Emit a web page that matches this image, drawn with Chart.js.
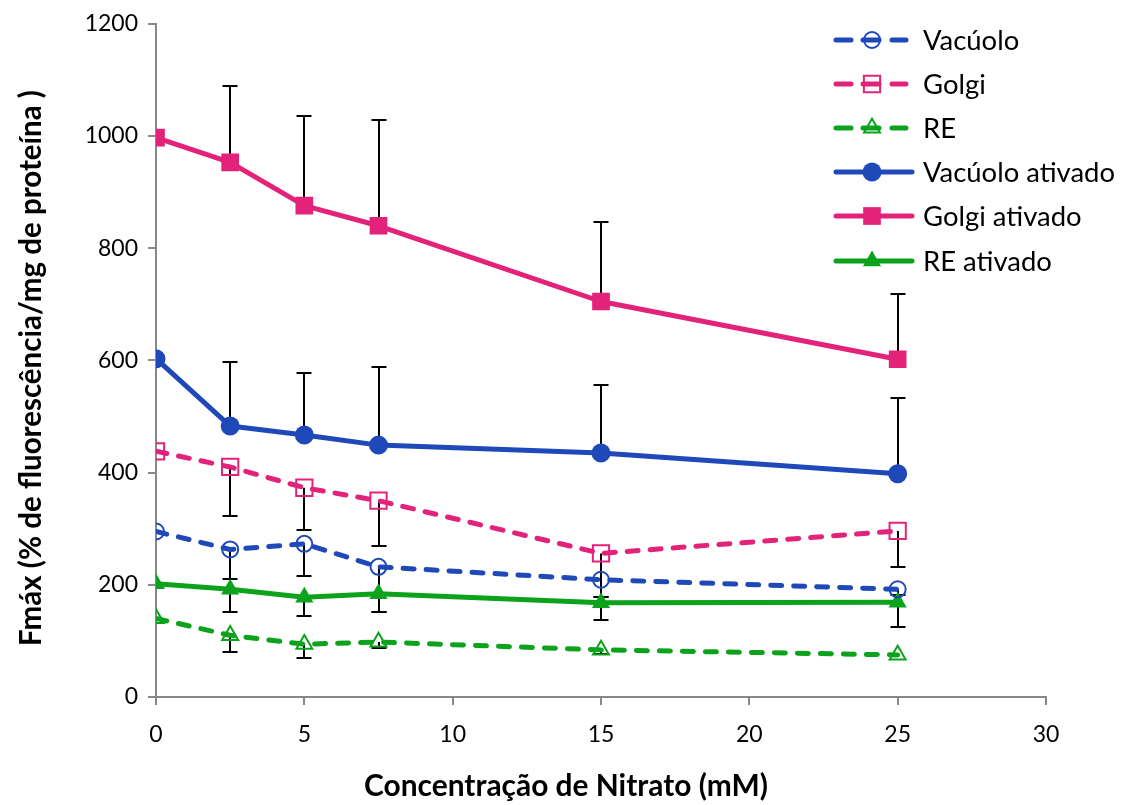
<!DOCTYPE html>
<html><head><meta charset="utf-8">
<script src="https://cdn.jsdelivr.net/npm/chart.js@4.4.1/dist/chart.umd.min.js"></script>
<style>html,body{margin:0;padding:0;background:#fff}canvas{display:block}</style>
</head><body>
<canvas id="c" width="1133" height="805"></canvas>
<script>
// ---- data ----
const concentrations = [0, 2.5, 5, 7.5, 15, 25];
const vacuolo        = [295, 263, 273, 232, 209, 192];
const golgi          = [438, 410, 373, 350, 256, 296];
const re             = [140, 110, 94, 98, 84, 75];
const vacuoloAtivado = [603, 483, 467, 449, 435, 398];
const golgiAtivado   = [997, 953, 876, 840, 705, 602];
const reAtivado      = [202, 192, 178, 184, 168, 169];
// error bar sizes (dashed series + RE ativado downward, others upward)
const vacuoloErr        = [0, 53, 58, 81, 30, 10];
const golgiErr          = [0, 88, 75, 80, 77, 64];
const reErr             = [0, 30, 25, 11, 8, 0];
const vacuoloAtivadoErr = [0, 115, 110, 140, 122, 135];
const golgiAtivadoErr   = [0, 137, 160, 188, 142, 117];
const reAtivadoErr      = [0, 40, 34, 33, 30, 44];
const xTickValues = [0, 5, 10, 15, 20, 25, 30];
const yTickValues = [0, 200, 400, 600, 800, 1000, 1200];
const seriesNames = ['Vacúolo', 'Golgi', 'RE', 'Vacúolo ativado', 'Golgi ativado', 'RE ativado'];
const xTitle = 'Concentração de Nitrato (mM)';
const yTitle = 'Fmáx (% de fluorescência/mg de proteína )';

const BLUE = '#1F48B9', PINK = '#E3227A', GREEN = '#0CA21C';
const FONT = 'Lato, "Open Sans", sans-serif';
const pts = arr => arr.map((v, i) => ({x: concentrations[i], y: v}));

function ds(name, values, err, dir, color, dashed, style, radius) {
  return {
    label: name, data: pts(values), err: err, errDir: dir,
    borderColor: color, backgroundColor: color, borderWidth: 5,
    borderDash: dashed ? [11, 12] : [], borderCapStyle: 'round', borderJoinStyle: 'round',
    pointStyle: style, pointRadius: radius, pointHoverRadius: radius,
    pointBorderColor: color, pointBorderWidth: dashed ? 2 : 0,
    pointBackgroundColor: dashed ? 'rgba(0,0,0,0)' : color,
    tension: 0, fill: false
  };
}

const datasets = [
  ds(seriesNames[0], vacuolo, vacuoloErr, -1, BLUE, true, 'circle', 8),
  ds(seriesNames[1], golgi, golgiErr, -1, PINK, true, 'rect', 11.5),
  ds(seriesNames[2], re, reErr, -1, GREEN, true, 'triangle', 9.2),
  ds(seriesNames[3], vacuoloAtivado, vacuoloAtivadoErr, 1, BLUE, false, 'circle', 9.5),
  ds(seriesNames[4], golgiAtivado, golgiAtivadoErr, 1, PINK, false, 'rect', 12.5),
  ds(seriesNames[5], reAtivado, reAtivadoErr, -1, GREEN, false, 'triangle', 10.5)
];

const H = Chart.helpers;

const errorBars = {
  id: 'errorBars',
  beforeDatasetsDraw(chart) {
    const ctx = chart.ctx, xs = chart.scales.x, ys = chart.scales.y;
    ctx.save();
    ctx.strokeStyle = '#000'; ctx.lineWidth = 2; ctx.setLineDash([]);
    chart.data.datasets.forEach(d => {
      d.data.forEach((p, i) => {
        const e = d.err[i]; if (!e) return;
        const px = Math.round(xs.getPixelForValue(p.x));
        const py = ys.getPixelForValue(p.y);
        const pe = Math.round(ys.getPixelForValue(p.y + d.errDir * e));
        ctx.beginPath();
        ctx.moveTo(px, py); ctx.lineTo(px, pe);
        ctx.moveTo(px - 7.5, pe); ctx.lineTo(px + 7.5, pe);
        ctx.stroke();
      });
    });
    ctx.restore();
  }
};

function fitFont(ctx, text, weight, targetWidth) {
  let s = 24;
  ctx.font = weight + ' ' + s + 'px ' + FONT;
  const w = ctx.measureText(text).width;
  s = s * targetWidth / w;
  ctx.font = weight + ' ' + s.toFixed(2) + 'px ' + FONT;
  return s;
}

const decorations = {
  id: 'decorations',
  afterDraw(chart) {
    const ctx = chart.ctx;
    ctx.save();
    // axis titles
    ctx.fillStyle = '#000';
    ctx.textAlign = 'center'; ctx.textBaseline = 'middle';
    fitFont(ctx, xTitle, 'bold', 404);
    ctx.fillText(xTitle, 566, 786);
    ctx.translate(31, 368); ctx.rotate(-Math.PI / 2);
    fitFont(ctx, yTitle, 'bold', 556);
    ctx.fillText(yTitle, 0, 0);
    ctx.restore();

    // legend
    ctx.save();
    const legendSize = fitFont(ctx, seriesNames[3], 'normal', 192);
    ctx.restore();
    const ys = [40, 84, 128, 172, 216, 261];
    chart.data.datasets.forEach((d, i) => {
      const y = ys[i];
      ctx.save();
      ctx.strokeStyle = d.borderColor; ctx.lineWidth = 5; ctx.lineCap = 'round';
      ctx.beginPath();
      if (d.borderDash.length) {
        ctx.moveTo(836, y); ctx.lineTo(851, y);
        ctx.moveTo(863, y); ctx.lineTo(879, y);
        ctx.moveTo(892, y); ctx.lineTo(906, y);
      } else {
        ctx.moveTo(836, y); ctx.lineTo(912, y);
      }
      ctx.stroke();
      ctx.fillStyle = d.pointBackgroundColor; ctx.strokeStyle = d.pointBorderColor;
      ctx.lineWidth = d.pointBorderWidth;
      H.drawPoint(ctx, {pointStyle: d.pointStyle, rotation: 0, radius: d.pointRadius, borderWidth: d.pointBorderWidth}, 872, y);
      ctx.fillStyle = '#000'; ctx.font = legendSize.toFixed(2) + 'px ' + FONT;
      ctx.textAlign = 'left'; ctx.textBaseline = 'middle';
      ctx.fillText(d.label, 923, y + 1);
      ctx.restore();
    });
  }
};

const axisStyle = {
  grid: {drawOnChartArea: false, drawTicks: true, tickLength: 8, color: '#888888', lineWidth: 2},
  border: {color: '#888888', width: 2}
};

new Chart(document.getElementById('c'), {
  type: 'line',
  data: {datasets},
  options: {
    responsive: false, animation: false,
    layout: {padding: {left: 0, right: 87, top: 19, bottom: 0}},
    plugins: {legend: {display: false}, tooltip: {enabled: false}},
    scales: {
      x: {
        type: 'linear', min: 0, max: 30,
        afterBuildTicks: s => { s.ticks = xTickValues.map(v => ({value: v})); },
        ticks: {color: '#000', font: {family: FONT, size: 23}, padding: 16, maxRotation: 0,
                callback: v => String(v)},
        afterFit: s => { s.height = 108; },
        ...axisStyle
      },
      y: {
        type: 'linear', min: 0, max: 1200,
        afterBuildTicks: s => { s.ticks = yTickValues.map(v => ({value: v})); },
        ticks: {color: '#000', font: {family: FONT, size: 23}, padding: 10,
                callback: v => String(v)},
        afterFit: s => { s.width = 156; },
        ...axisStyle
      }
    }
  },
  plugins: [errorBars, decorations]
});
</script>
</body></html>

**What the exercise asks:** Strip out the pictures and quote the remaining data word for word.

**Written answer:**
Emit a web page that matches this image, drawn with Chart.js.
<!DOCTYPE html>
<html><head><meta charset="utf-8">
<script src="https://cdn.jsdelivr.net/npm/chart.js@4.4.1/dist/chart.umd.min.js"></script>
<style>html,body{margin:0;padding:0;background:#fff}canvas{display:block}</style>
</head><body>
<canvas id="c" width="1133" height="805"></canvas>
<script>
// ---- data ----
const concentrations = [0, 2.5, 5, 7.5, 15, 25];
const vacuolo        = [295, 263, 273, 232, 209, 192];
const golgi          = [438, 410, 373, 350, 256, 296];
const re             = [140, 110, 94, 98, 84, 75];
const vacuoloAtivado = [603, 483, 467, 449, 435, 398];
const golgiAtivado   = [997, 953, 876, 840, 705, 602];
const reAtivado      = [202, 192, 178, 184, 168, 169];
// error bar sizes (dashed series + RE ativado downward, others upward)
const vacuoloErr        = [0, 53, 58, 81, 30, 10];
const golgiErr          = [0, 88, 75, 80, 77, 64];
const reErr             = [0, 30, 25, 11, 8, 0];
const vacuoloAtivadoErr = [0, 115, 110, 140, 122, 135];
const golgiAtivadoErr   = [0, 137, 160, 188, 142, 117];
const reAtivadoErr      = [0, 40, 34, 33, 30, 44];
const xTickValues = [0, 5, 10, 15, 20, 25, 30];
const yTickValues = [0, 200, 400, 600, 800, 1000, 1200];
const seriesNames = ['Vacúolo', 'Golgi', 'RE', 'Vacúolo ativado', 'Golgi ativado', 'RE ativado'];
const xTitle = 'Concentração de Nitrato (mM)';
const yTitle = 'Fmáx (% de fluorescência/mg de proteína )';

const BLUE = '#1F48B9', PINK = '#E3227A', GREEN = '#0CA21C';
const FONT = 'Lato, "Open Sans", sans-serif';
const pts = arr => arr.map((v, i) => ({x: concentrations[i], y: v}));

function ds(name, values, err, dir, color, dashed, style, radius) {
  return {
    label: name, data: pts(values), err: err, errDir: dir,
    borderColor: color, backgroundColor: color, borderWidth: 5,
    borderDash: dashed ? [11, 12] : [], borderCapStyle: 'round', borderJoinStyle: 'round',
    pointStyle: style, pointRadius: radius, pointHoverRadius: radius,
    pointBorderColor: color, pointBorderWidth: dashed ? 2 : 0,
    pointBackgroundColor: dashed ? 'rgba(0,0,0,0)' : color,
    tension: 0, fill: false
  };
}

const datasets = [
  ds(seriesNames[0], vacuolo, vacuoloErr, -1, BLUE, true, 'circle', 8),
  ds(seriesNames[1], golgi, golgiErr, -1, PINK, true, 'rect', 11.5),
  ds(seriesNames[2], re, reErr, -1, GREEN, true, 'triangle', 9.2),
  ds(seriesNames[3], vacuoloAtivado, vacuoloAtivadoErr, 1, BLUE, false, 'circle', 9.5),
  ds(seriesNames[4], golgiAtivado, golgiAtivadoErr, 1, PINK, false, 'rect', 12.5),
  ds(seriesNames[5], reAtivado, reAtivadoErr, -1, GREEN, false, 'triangle', 10.5)
];

const H = Chart.helpers;

const errorBars = {
  id: 'errorBars',
  beforeDatasetsDraw(chart) {
    const ctx = chart.ctx, xs = chart.scales.x, ys = chart.scales.y;
    ctx.save();
    ctx.strokeStyle = '#000'; ctx.lineWidth = 2; ctx.setLineDash([]);
    chart.data.datasets.forEach(d => {
      d.data.forEach((p, i) => {
        const e = d.err[i]; if (!e) return;
        const px = Math.round(xs.getPixelForValue(p.x));
        const py = ys.getPixelForValue(p.y);
        const pe = Math.round(ys.getPixelForValue(p.y + d.errDir * e));
        ctx.beginPath();
        ctx.moveTo(px, py); ctx.lineTo(px, pe);
        ctx.moveTo(px - 7.5, pe); ctx.lineTo(px + 7.5, pe);
        ctx.stroke();
      });
    });
    ctx.restore();
  }
};

function fitFont(ctx, text, weight, targetWidth) {
  let s = 24;
  ctx.font = weight + ' ' + s + 'px ' + FONT;
  const w = ctx.measureText(text).width;
  s = s * targetWidth / w;
  ctx.font = weight + ' ' + s.toFixed(2) + 'px ' + FONT;
  return s;
}

const decorations = {
  id: 'decorations',
  afterDraw(chart) {
    const ctx = chart.ctx;
    ctx.save();
    // axis titles
    ctx.fillStyle = '#000';
    ctx.textAlign = 'center'; ctx.textBaseline = 'middle';
    fitFont(ctx, xTitle, 'bold', 404);
    ctx.fillText(xTitle, 566, 786);
    ctx.translate(31, 368); ctx.rotate(-Math.PI / 2);
    fitFont(ctx, yTitle, 'bold', 556);
    ctx.fillText(yTitle, 0, 0);
    ctx.restore();

    // legend
    ctx.save();
    const legendSize = fitFont(ctx, seriesNames[3], 'normal', 192);
    ctx.restore();
    const ys = [40, 84, 128, 172, 216, 261];
    chart.data.datasets.forEach((d, i) => {
      const y = ys[i];
      ctx.save();
      ctx.strokeStyle = d.borderColor; ctx.lineWidth = 5; ctx.lineCap = 'round';
      ctx.beginPath();
      if (d.borderDash.length) {
        ctx.moveTo(836, y); ctx.lineTo(851, y);
        ctx.moveTo(863, y); ctx.lineTo(879, y);
        ctx.moveTo(892, y); ctx.lineTo(906, y);
      } else {
        ctx.moveTo(836, y); ctx.lineTo(912, y);
      }
      ctx.stroke();
      ctx.fillStyle = d.pointBackgroundColor; ctx.strokeStyle = d.pointBorderColor;
      ctx.lineWidth = d.pointBorderWidth;
      H.drawPoint(ctx, {pointStyle: d.pointStyle, rotation: 0, radius: d.pointRadius, borderWidth: d.pointBorderWidth}, 872, y);
      ctx.fillStyle = '#000'; ctx.font = legendSize.toFixed(2) + 'px ' + FONT;
      ctx.textAlign = 'left'; ctx.textBaseline = 'middle';
      ctx.fillText(d.label, 923, y + 1);
      ctx.restore();
    });
  }
};

const axisStyle = {
  grid: {drawOnChartArea: false, drawTicks: true, tickLength: 8, color: '#888888', lineWidth: 2},
  border: {color: '#888888', width: 2}
};

new Chart(document.getElementById('c'), {
  type: 'line',
  data: {datasets},
  options: {
    responsive: false, animation: false,
    layout: {padding: {left: 0, right: 87, top: 19, bottom: 0}},
    plugins: {legend: {display: false}, tooltip: {enabled: false}},
    scales: {
      x: {
        type: 'linear', min: 0, max: 30,
        afterBuildTicks: s => { s.ticks = xTickValues.map(v => ({value: v})); },
        ticks: {color: '#000', font: {family: FONT, size: 23}, padding: 16, maxRotation: 0,
                callback: v => String(v)},
        afterFit: s => { s.height = 108; },
        ...axisStyle
      },
      y: {
        type: 'linear', min: 0, max: 1200,
        afterBuildTicks: s => { s.ticks = yTickValues.map(v => ({value: v})); },
        ticks: {color: '#000', font: {family: FONT, size: 23}, padding: 10,
                callback: v => String(v)},
        afterFit: s => { s.width = 156; },
        ...axisStyle
      }
    }
  },
  plugins: [errorBars, decorations]
});
</script>
</body></html>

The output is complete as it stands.